Court order bans gang activity at apt.

February 7, 2011 4:31:44 PM PST
More than two dozen suspected gang members are now banned from a northeast Harris County apartment complex, the result of an unusual gang crackdown aimed at making one area of town safer. Prosecutors targeted the Haverstock Hill apartment complex on Aldine Bender and Highway 59. Most of the time when we talk about crackdowns on gang violence, we think of law enforcement going into a specific area. But this time, it's prosecutors who went inside a courtroom nowhere near the apartment complex. They say it will make a bigger difference than anyone expects.

At the Haverstock Hills apartment complex, gang violence is so common it has families developing survival skills.

Neighbor Olivia Howard said, "It's just bad. You can't walk through here at night. I come in the day time to see my sister-in-law, drop my daughter off.
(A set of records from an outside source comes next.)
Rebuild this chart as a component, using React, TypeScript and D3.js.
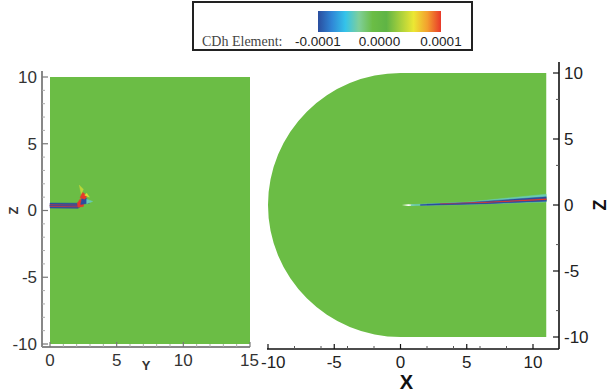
import * as d3 from 'd3'

// colour legend
const legendTicks = [-0.0001, 0, 0.0001]
const legendColors = ['#2a4d9e', '#2f86d6', '#34c3ea', '#7fcf9a', '#6bbd45', '#5fb445', '#a6cf3c', '#ece733', '#f3a02e', '#e8382a']

// left view (Y-Z plane), coordinates in data units, value = CDh element
const leftYTicks = [0, 5, 10, 15]
const leftZTicks = [-10, -5, 0, 5, 10]
const leftWake = [
  { value: -0.0001, points: [[0, 0.18], [2.1, 0.16], [2.35, 0.35], [2.2, 0.55], [0, 0.56]] },
  { value: 0.0001, points: [[0, 0.3], [2.1, 0.27], [2.2, 0.4], [0, 0.43]] },
  { value: -0.00011, points: [[0, 0.35], [2.1, 0.32], [2.15, 0.36], [0, 0.39]] },
  { value: 0.00004, points: [[2.2, 1.9], [2.35, 1.2], [2.5, 1.6]] },
  { value: 0.0001, points: [[2.1, 0.25], [2.5, 0.3], [2.55, 0.75], [2.25, 0.85], [2.05, 0.55]] },
  { value: -0.0001, points: [[2.3, 0.45], [2.95, 0.55], [2.75, 0.9], [2.4, 1.0]] },
  { value: -0.00004, points: [[2.75, 0.5], [3.2, 0.68], [2.75, 0.85]] },
  { value: 0.0001, points: [[2.25, 0.95], [2.6, 0.85], [2.8, 1.1], [2.45, 1.35]] },
  { value: 0.00005, points: [[2.6, 1.15], [2.95, 1.0], [2.75, 1.3]] },
]

// right view (X-Z plane)
const rightXTicks = [-10, -5, 0, 5, 10]
const rightZTicks = [-10, -5, 0, 5, 10]
const domainRadius = 10
const domainOutlet = 11
const rightWake = [
  { value: -0.00004, points: [[0.8, 0.03], [5, 0.22], [11, 0.82], [11, 0.22], [5, 0.04], [0.8, -0.05]] },
  { value: -0.0001, points: [[1.5, 0.03], [5, 0.19], [11, 0.62], [11, 0.33], [5, 0.07], [1.5, -0.03]] },
  { value: 0.0001, points: [[3, 0.09], [7, 0.24], [11, 0.47], [11, 0.39], [7, 0.17], [3, 0.05]] },
  { value: -0.00013, points: [[2, 0.05], [6, 0.13], [11, 0.34], [11, 0.28], [6, 0.08], [2, 0.01]] },
]

const GREEN = '#6bbd45'

const colorScale = d3
  .scaleLinear<string>()
  .domain(d3.range(legendColors.length).map((i) => -0.0001 + (0.0002 * i) / (legendColors.length - 1)))
  .range(legendColors)
  .clamp(true)

export default function App() {
  // left panel scales
  const ly = d3.scaleLinear().domain([0, 15]).range([50, 250])
  const lz = d3.scaleLinear().domain([-10, 10]).range([344, 77])
  // right panel scales
  const rx = d3.scaleLinear().domain([-10, 10]).range([268, 533])
  const rz = d3.scaleLinear().domain([-10, 10]).range([337, 73])
  const lb = d3.scaleLinear().domain([-0.0001, 0.0001]).range([318, 441])

  const poly = (sx: d3.ScaleLinear<number, number>, sy: d3.ScaleLinear<number, number>) =>
    d3.line<number[]>().x((d) => sx(d[0])).y((d) => sy(d[1])).curve(d3.curveLinearClosed)

  const lLine = poly(ly, lz)
  const rLine = poly(rx, rz)

  const rxAxisY = 349
  const rzAxisX = 559
  const lzAxisX = 42
  const lyAxisY = 347

  const ellipseRx = rx(0) - rx(-domainRadius)
  const ellipseRy = rz(-domainRadius) - rz(0)
  const domainPath =
    `M${rx(0)},${rz(domainRadius)}L${rx(domainOutlet)},${rz(domainRadius)}` +
    `L${rx(domainOutlet)},${rz(-domainRadius)}L${rx(0)},${rz(-domainRadius)}` +
    `A${ellipseRx},${ellipseRy} 0 0 1 ${rx(0)},${rz(domainRadius)}Z`

  const minorL = d3.range(-10, 11, 1).filter((v) => v % 5 !== 0)
  const minorLY = d3.range(0, 16, 1).filter((v) => v % 5 !== 0)
  const minorR = d3.range(-10, 12, 2).filter((v) => v % 5 !== 0)
  const minorRZ = [-8, -3, 3, 8]

  const sans = 'Arial, "Liberation Sans", Helvetica, sans-serif'

  return (
    <svg width={610} height={392} style={{ position: 'absolute', left: 0, top: 0 }} fontFamily={sans}>
      <defs>
        <linearGradient id="cbar" x1="0" x2="1" y1="0" y2="0">
          {legendColors.map((c, i) => (
            <stop key={i} offset={i / (legendColors.length - 1)} stopColor={c} />
          ))}
        </linearGradient>
      </defs>
      <rect width={610} height={392} fill="#fff" />

      {/* legend */}
      <rect x={193} y={2} width={279} height={48} fill="#fff" stroke="#222" strokeWidth={2} />
      <rect x={lb(-0.0001)} y={11} width={lb(0.0001) - lb(-0.0001)} height={21} fill="url(#cbar)" />
      <text x={202} y={46} fontFamily='"Liberation Serif", "Times New Roman", serif' fontSize={14} fill="#444">
        CDh Element:
      </text>
      {legendTicks.map((t) => (
        <text key={t} x={lb(t)} y={46} textAnchor="middle" fontSize={13.5} fill="#222">
          {t === 0 ? '0.0000' : t.toFixed(4)}
        </text>
      ))}

      {/* left panel */}
      <rect x={ly(0)} y={lz(10)} width={ly(15) - ly(0)} height={lz(-10) - lz(10)} fill={GREEN} />
      {leftWake.map((w, i) => (
        <path key={i} d={lLine(w.points) ?? ''} fill={colorScale(w.value)} stroke={colorScale(w.value)} strokeWidth={0.5} />
      ))}
      <line x1={lzAxisX} x2={lzAxisX} y1={lz(10) - 6} y2={lyAxisY} stroke="#888" strokeWidth={2} />
      <line x1={lzAxisX} x2={ly(15)} y1={lyAxisY} y2={lyAxisY} stroke="#888" strokeWidth={2} />
      {leftZTicks.map((t) => (
        <g key={t}>
          <line x1={lzAxisX} x2={lzAxisX + 6} y1={lz(t)} y2={lz(t)} stroke="#777" strokeWidth={1.2} />
          <text x={lzAxisX - 5} y={lz(t)} dy="0.35em" textAnchor="end" fontSize={17} fill="#333">
            {t}
          </text>
        </g>
      ))}
      {minorL.map((t) => (
        <line key={t} x1={lzAxisX} x2={lzAxisX + 3} y1={lz(t)} y2={lz(t)} stroke="#aaa" strokeWidth={1} />
      ))}
      {leftYTicks.map((t) => (
        <g key={t}>
          <line x1={ly(t)} x2={ly(t)} y1={lyAxisY} y2={lyAxisY - 5} stroke="#777" strokeWidth={1.2} />
          <text
            x={t === 15 ? ly(t) + 9 : ly(t)}
            y={lyAxisY + 19}
            textAnchor={t === 15 ? 'end' : 'middle'}
            fontSize={17}
            fill="#333"
          >
            {t}
          </text>
        </g>
      ))}
      {minorLY.map((t) => (
        <line key={t} x1={ly(t)} x2={ly(t)} y1={lyAxisY} y2={lyAxisY - 3} stroke="#aaa" strokeWidth={1} />
      ))}
      <text x={146} y={370} textAnchor="middle" fontSize={13} fontWeight="bold" fill="#333">
        Y
      </text>
      <text transform={`translate(13,${lz(0)}) rotate(-90)`} textAnchor="middle" dy="0.35em" fontSize={13} fontWeight="bold" fill="#333">
        Z
      </text>

      {/* right panel */}
      <path d={domainPath} fill={GREEN} />
      <path d={rLine([[0.1, 0], [0.6, 0.06], [1.2, 0], [0.6, -0.07]]) ?? ''} fill="#fff" />
      {rightWake.map((w, i) => (
        <path key={i} d={rLine(w.points) ?? ''} fill={colorScale(w.value)} stroke={colorScale(w.value)} strokeWidth={0.4} />
      ))}
      <line x1={rx(-10) - 1} x2={rzAxisX} y1={rxAxisY} y2={rxAxisY} stroke="#111" strokeWidth={1.6} />
      <line x1={rzAxisX} x2={rzAxisX} y1={62} y2={rxAxisY} stroke="#111" strokeWidth={1.6} />
      {rightXTicks.map((t) => (
        <g key={t}>
          <line x1={rx(t)} x2={rx(t)} y1={rxAxisY} y2={rxAxisY - 5} stroke="#111" strokeWidth={1.2} />
          <text
            x={t === -10 ? rx(t) - 7 : rx(t)}
            y={rxAxisY + 19}
            textAnchor={t === -10 ? 'start' : 'middle'}
            fontSize={17}
            fill="#222"
          >
            {t}
          </text>
        </g>
      ))}
      {minorR.map((t) => (
        <line key={t} x1={rx(t)} x2={rx(t)} y1={rxAxisY} y2={rxAxisY - 3} stroke="#555" strokeWidth={1} />
      ))}
      {rightZTicks.map((t) => (
        <g key={t}>
          <line x1={rzAxisX - 6} x2={rzAxisX} y1={rz(t)} y2={rz(t)} stroke="#111" strokeWidth={1.2} />
          <text x={rzAxisX + 5} y={rz(t)} dy="0.35em" textAnchor="start" fontSize={17} fill="#222">
            {t}
          </text>
        </g>
      ))}
      {minorRZ.map((t) => (
        <line key={t} x1={rzAxisX - 3} x2={rzAxisX} y1={rz(t)} y2={rz(t)} stroke="#555" strokeWidth={1} />
      ))}
      <text x={rx(0) + 6} y={389} textAnchor="middle" fontSize={20} fontWeight="bold" fill="#111">
        X
      </text>
      <text transform={`translate(600,${rz(0)}) rotate(-90)`} textAnchor="middle" dy="0.35em" fontSize={18} fontWeight="bold" fill="#111">
        Z
      </text>
    </svg>
  )
}
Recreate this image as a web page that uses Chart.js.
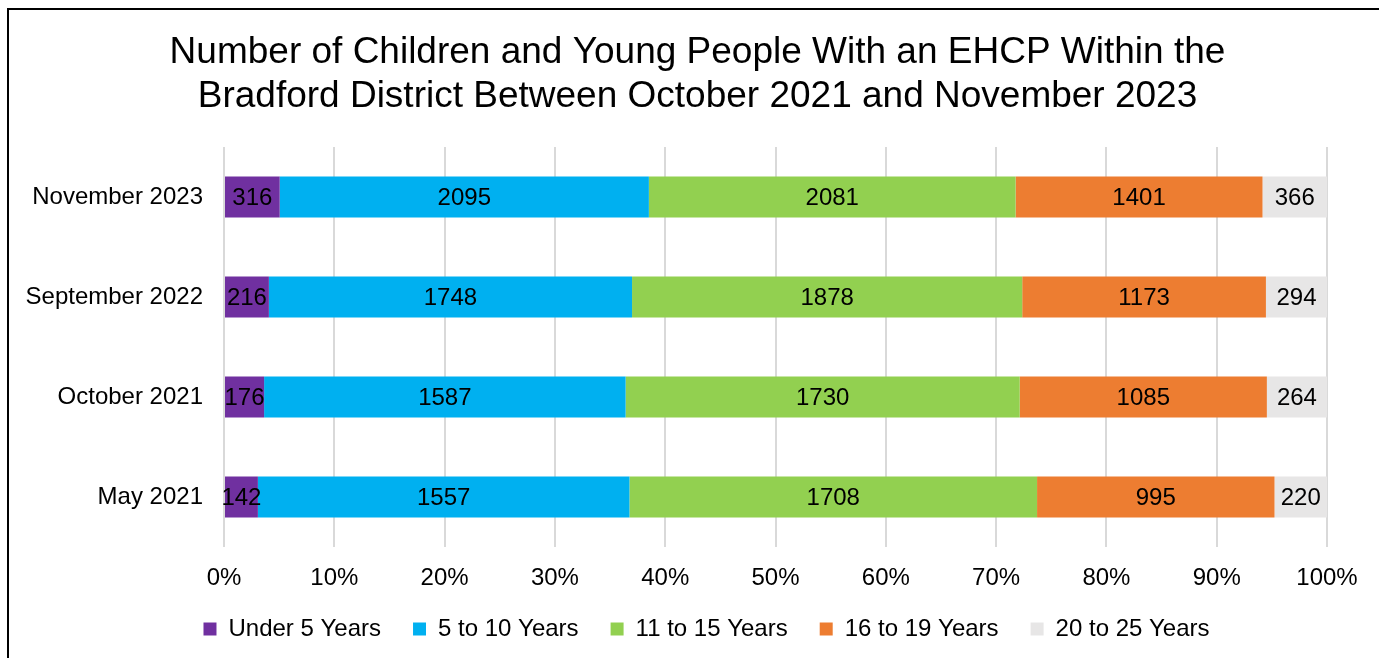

I come back in the day time to pick them up because it's just terrible."

But Monday morning inside a civil courtroom, there was a major leap in efforts to curb the violence at the apartment complex. A judge granted a permanent injunction, barring 46 known gang members from ever setting foot in the complex. This first-of-its-kind trial in Harris County was handled by special prosecutor Kim Ogg.

She explained, "This works just like a domestic protective order. Any of them who are caught in the Haverstock Hills safety zone, physically present, can be arrested on sight."

Four of the gang members actually agreed to the injunction, and even signed court documents.

Residents of the complex say they are used to seeing crime tape and hearing gunshots, but recently, they've noticed efforts to get gang members out. "They had some pictures on the gate of different guys that were to be stopped from coming in the gate," said apartment resident Shaneekqua Williams.

Everyone involved admits it will take time to see if the injunction will truly make a difference and lower the crime rate. But neighbors say they're just excited that efforts are being made.

"That's a good thing to me," said Howard. "Yes, that's a good thing. That's a good thing. They need to clean it up around here again."

This permanent injunction comes in the wake of a temporary injunction and months of work prior to this date. If this becomes successful, a lot of people expect more injunctions and lawsuits like this in the future.